Divorce Law Guide
Articles.
Have You Outgrown Your Life?
Have You Outgrown Your Life?
By Lesley
Cordero
It’s my 50th birthday and I am sitting in the living room of
my dear friend who has lovingly gathered several of my friends
together to celebrate. I am looking out the window somewhere
else altogether. I am not interested in anything that my
friends are saying, and I am yearning for someone to say
something that has some meaning for me. A friend later said
that she had never seen anyone so disengaged. I feel totally
alienated and adrift from my own life and the people in it.
What is wrong with me? I am usually the life of the party, is
this just turning 50 angst?
Looking back at this memory, I realize that I simply had
outgrown my life. Let’s look at the evidence:
1. My friends were boring me and I had started distancing
myself from them by not accepting social invitations.
2. I had been cycling through a continuous string of new
interests much to my family’s amusement.
3. I had gone prematurely grey and was overweight and didn’t
look at all in the mirror how I looked in my mind.
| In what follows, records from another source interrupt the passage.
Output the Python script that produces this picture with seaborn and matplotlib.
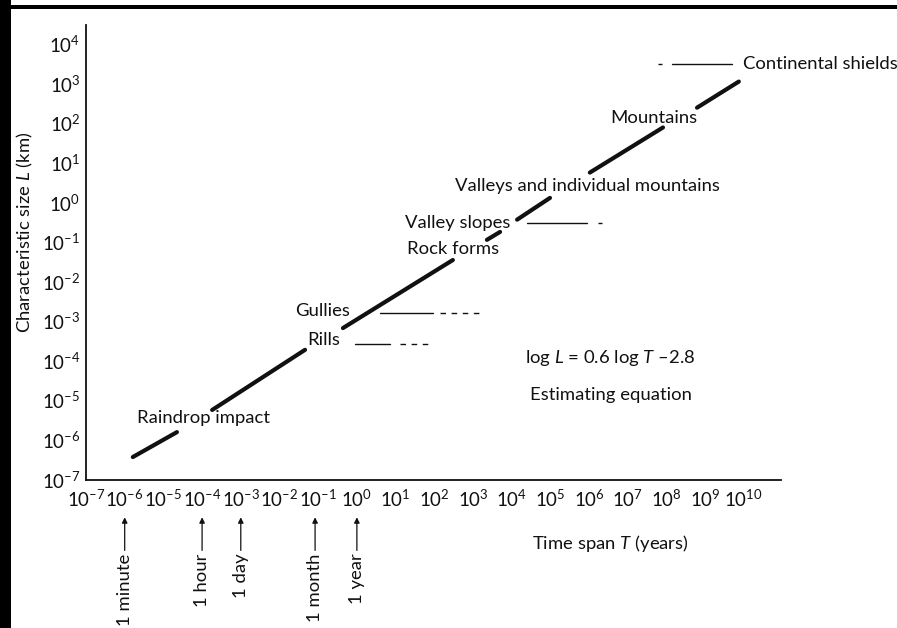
import numpy as np
import pandas as pd
import matplotlib
matplotlib.use("Agg")
import matplotlib.pyplot as plt
import matplotlib.transforms as mtransforms
from matplotlib.patches import Rectangle
import seaborn as sns

# all positions in log10 units (log T in years, log L in km)
decades_x = list(range(-7, 11))
decades_y = list(range(-7, 5))

# main trend line, broken where the labels sit
seg_x0 = [-5.79, -3.74, -0.36, 3.36, 4.14, 6.02, 8.79]
seg_y0 = [-6.44, -5.25, -3.18, -0.95, -0.44, 0.75, 2.39]
seg_x1 = [-4.65, -1.34, 2.48, 3.70, 4.99, 7.91, 9.87]
seg_y1 = [-5.81, -3.73, -1.46, -0.75, 0.11, 1.89, 3.05]

labels = ["Raindrop impact", "Rills", "Gullies", "Rock forms", "Valley slopes",
          "Valleys and individual mountains", "Mountains", "Continental shields"]
label_x = [-5.68, -1.29, -1.60, 1.29, 1.24, 2.53, 6.54, 9.98]
label_y = [-5.46, -3.48, -2.75, -1.18, -0.53, 0.42, 2.14, 3.49]

# time ranges of the features (solid part, then uncertain dashed part)
range_names = ["Rills", "Gullies", "Valley slopes", "Continental shields"]
range_y = [-3.58, -2.81, -0.53, 3.49]
solid_from = [-0.05, 0.60, 4.40, 8.14]
solid_to = [0.86, 1.97, 5.95, 9.69]
dash_from = [1.11, 2.15, 6.23, 7.78]
dash_to = [1.84, 3.18, 6.33, 7.88]

marks = ["1 minute", "1 hour", "1 day", "1 month", "1 year"]
mark_x = [-6, -4, -3, -1.08, 0]

sns.set_theme(style="white")
plt.rcParams["font.family"] = ["Lato", "DejaVu Sans"]
plt.rcParams["mathtext.fontset"] = "custom"
plt.rcParams["mathtext.rm"] = "Lato"
plt.rcParams["mathtext.it"] = "Lato:italic"
plt.rcParams["mathtext.default"] = "regular"
ink = "#111111"
fs = 13.3


def power_label(d):
    return f"$10^{{{d}}}$".replace("-", "–")


fig = plt.figure(figsize=(8.97, 6.28), dpi=100)
fig.patch.set_facecolor("white")
ax = fig.add_axes([86 / 897, 1 - 480 / 628, 695 / 897, 455 / 628])

seg = pd.DataFrame({
    "x": seg_x0 + seg_x1,
    "y": seg_y0 + seg_y1,
    "seg": list(range(len(seg_x0))) * 2,
})
sns.lineplot(data=seg, x="x", y="y", units="seg", estimator=None, sort=False,
             color=ink, lw=3.0, ax=ax)

solid = pd.DataFrame({"x": solid_from + solid_to, "y": range_y * 2,
                      "seg": list(range(len(range_y))) * 2})
dashed = pd.DataFrame({"x": dash_from + dash_to, "y": range_y * 2,
                       "seg": list(range(len(range_y))) * 2})
sns.lineplot(data=solid, x="x", y="y", units="seg", estimator=None, sort=False,
             color=ink, lw=1.0, ax=ax)
sns.lineplot(data=dashed, x="x", y="y", units="seg", estimator=None, sort=False,
             color=ink, lw=1.0, ax=ax, linestyle=(0, (4, 4)))

for t, x, y in zip(labels, label_x, label_y):
    ax.text(x, y, t, fontsize=fs, color=ink, ha="left", va="center")

ax.text(4.34, -3.94, r"log $\mathit{L}$ = 0.6 log $\mathit{T}$ –2.8",
        fontsize=fs, color=ink, ha="left", va="center")
ax.text(4.47, -4.87, "Estimating equation", fontsize=fs, color=ink,
        ha="left", va="center")

ax.set_xlim(-7, 10.96)
ax.set_ylim(-7.02, 4.48)
ax.set_xticks(decades_x)
ax.set_yticks(decades_y)
ax.set_xticklabels([power_label(d) for d in decades_x])
ax.set_yticklabels([power_label(d) for d in decades_y])
ax.tick_params(direction="in", length=13, width=1.1, color=ink,
               labelsize=13.5, labelcolor=ink)
ax.tick_params(axis="x", pad=6)
ax.tick_params(axis="y", pad=4)
for side in ["top", "right"]:
    ax.spines[side].set_visible(False)
for side in ["left", "bottom"]:
    ax.spines[side].set_color(ink)
    ax.spines[side].set_linewidth(1.3)

ax.set_xlabel(r"Time span $\mathit{T}$ (years)", fontsize=fs, color=ink)
ax.xaxis.set_label_coords(0.754, -0.116)
ax.set_ylabel(r"Characteristic size $\mathit{L}$ (km)", fontsize=fs, color=ink)
ax.yaxis.set_label_coords(-0.074, 0.545)

# arrows under the time axis
trans = mtransforms.blended_transform_factory(ax.transData, ax.transAxes)
for t, x in zip(marks, mark_x):
    ax.annotate(t, xy=(x, -0.082), xycoords=trans, xytext=(x, -0.162),
                textcoords=trans, rotation=90, ha="center", va="top",
                fontsize=fs, color=ink, annotation_clip=False,
                arrowprops=dict(arrowstyle="-|>", color=ink, lw=0.9,
                                shrinkA=0, shrinkB=0, mutation_scale=8))

# frame of the scanned page
fig.add_artist(Rectangle((0, 0), 11 / 897, 1, transform=fig.transFigure,
                         color="black", lw=0))
fig.add_artist(Rectangle((8 / 897, 1 - 9 / 628), 1, 4 / 628,
                         transform=fig.transFigure, color="black", lw=0))

fig.savefig("out.png", dpi=100)
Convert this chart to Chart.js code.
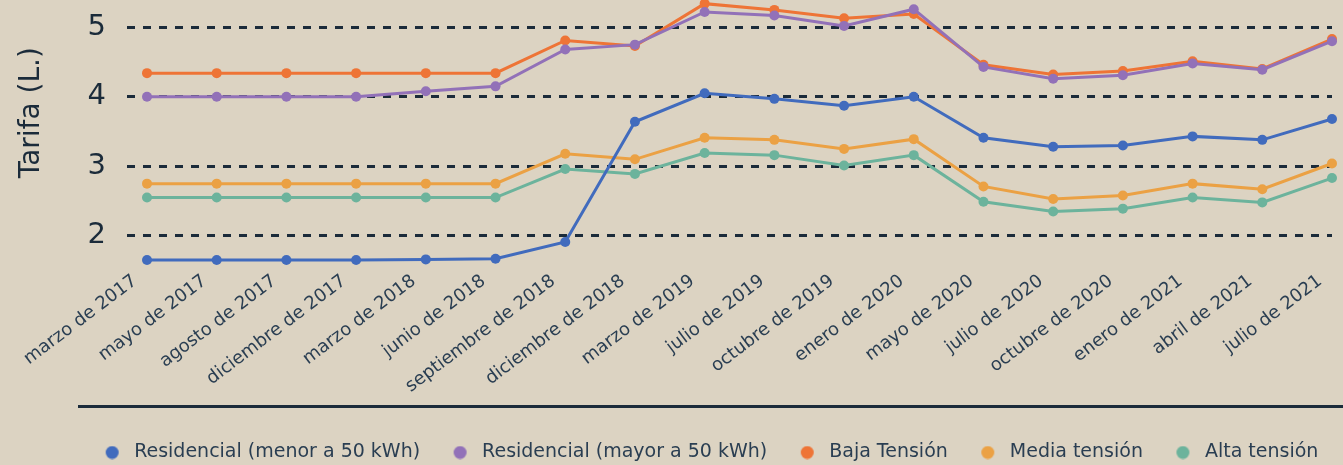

4. I had been downsized once more from a leadership position
and was feeling underutilized at work.
5. I was a few years from retirement and was looking to do
something else.
I remember sitting in a dark movie theatre watching the
remake of the Thomas Crown Affair and there is a scene where
the lead characters take off in a glider and soar over the
valley below. A voice pops in my head at that moment and says,
“I want a bigger life”. All right I’ve outgrown the life I have
been living which includes being a wife, mother, full time
teacher, daughter, sister and friend. I’m ready for a
transformation but into what?
So the process of transformation begins. Perhaps, like me,
you are just unsatisfied with a number of things in your life
or perhaps you’ve experienced a major jarring event such as a
death, divorce or firing. Change is in the wind and there is
nothing you can do about it. Sure you can try and fight it or
ignore it causing you to stay in this holding pattern of angst
longer then necessary, but you can’t stop it. Change will occur
and rather then just let it happen to you, wouldn’t you like to
be at the helm?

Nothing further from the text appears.